The future of the historic London Hotel located in Port Melbourne is under a cloud – because the local council can’t make up its mind what to do.

Port Phillip Council had issued a demolition permit for the pub. The council’s planning officers had decided the venue was simply not worth saving.

“Based on this assessment, council will not request the Minister for Planning apply for an interim heritage overlay,’’ read their report. It said the building was “not considered to meet the threshold of local significance that would warrant application of a heritage overlay".

It seems some of the councillors took issue with the planning bureaucracy and Port Phillip Mayor asked Planning Minister Richard Wynne to place an interim order to stop the place getting knocked down.

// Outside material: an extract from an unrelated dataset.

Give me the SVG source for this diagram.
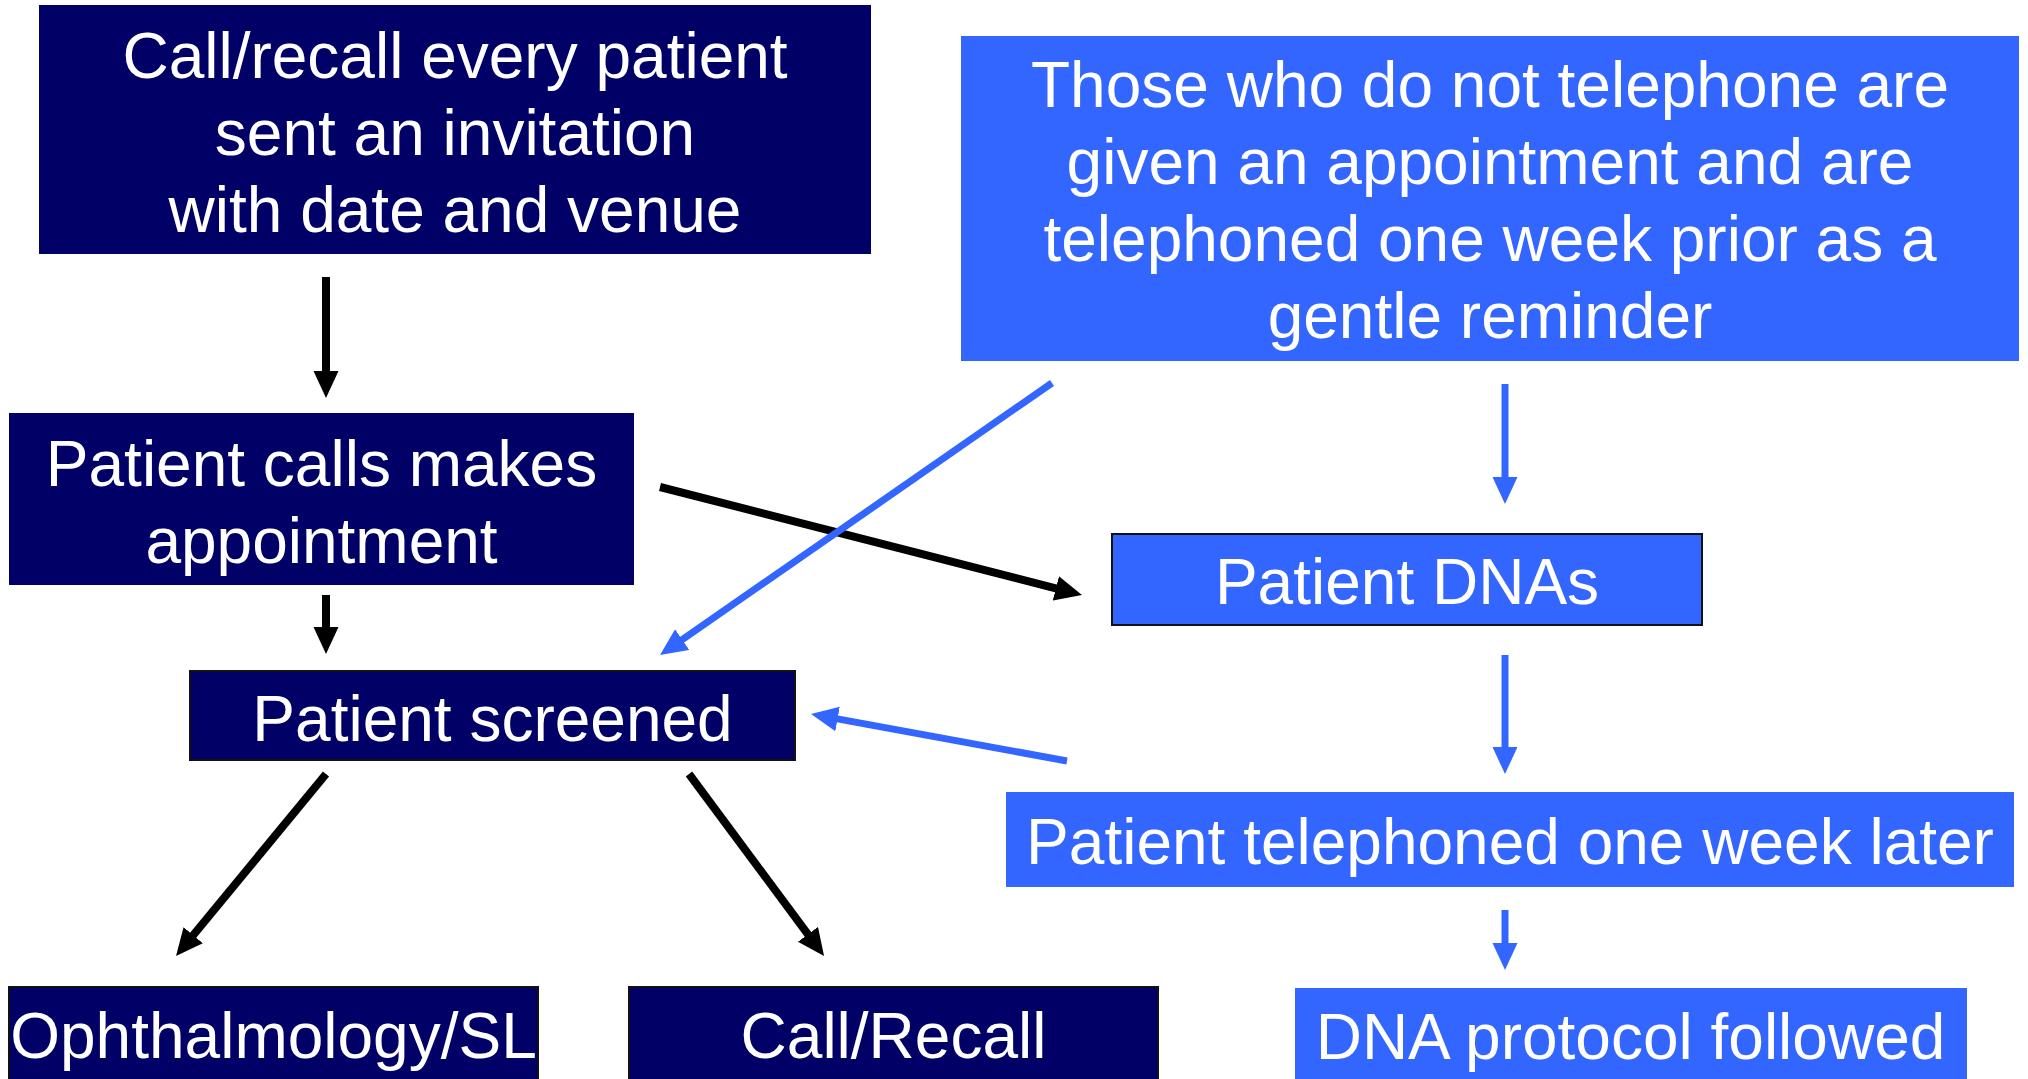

This would have pleased the Port Melbourne Historical and Preservation Society which has been campaigning to save the pub.

But the Minister is not intervening. He says the interim heritage protection is only extended to state significant buildings and for all intents and purposes, the council had said this was not the case.

The local MP Labor's Martin Foley is not impressed, and he reckons all the council is doing is trying to pass the hot potato of a controversial decision over to the state government.

It’s a big issue for the owner Middle Park resident Gary Busuttil whose company bought the hotel three years ago for $4.07 million.

Attending a meeting of the council on Tuesday, representatives from his company had told the council that Busuttil had completed several checks with the council, Heritage Victoria and the National Trust before he bought it.

Councillors were told the company would be destroyed if the project did not go ahead.

Dane Morrissy, a member of the Port Melbourne Historical and Preservation Society said the hotel was worth saving because of its history.

"World wars have come and gone, and immigrants - by the millions - have come and gone past it. It's the first pub that people see when they arrive by sea. Most new arrivals … came to this pub, it's the first one they went to for a quenching ale," Morrisey told The Age.

With the minister refusing to step in, the council has put the project on hold to do a more detailed heritage assessment of the venue.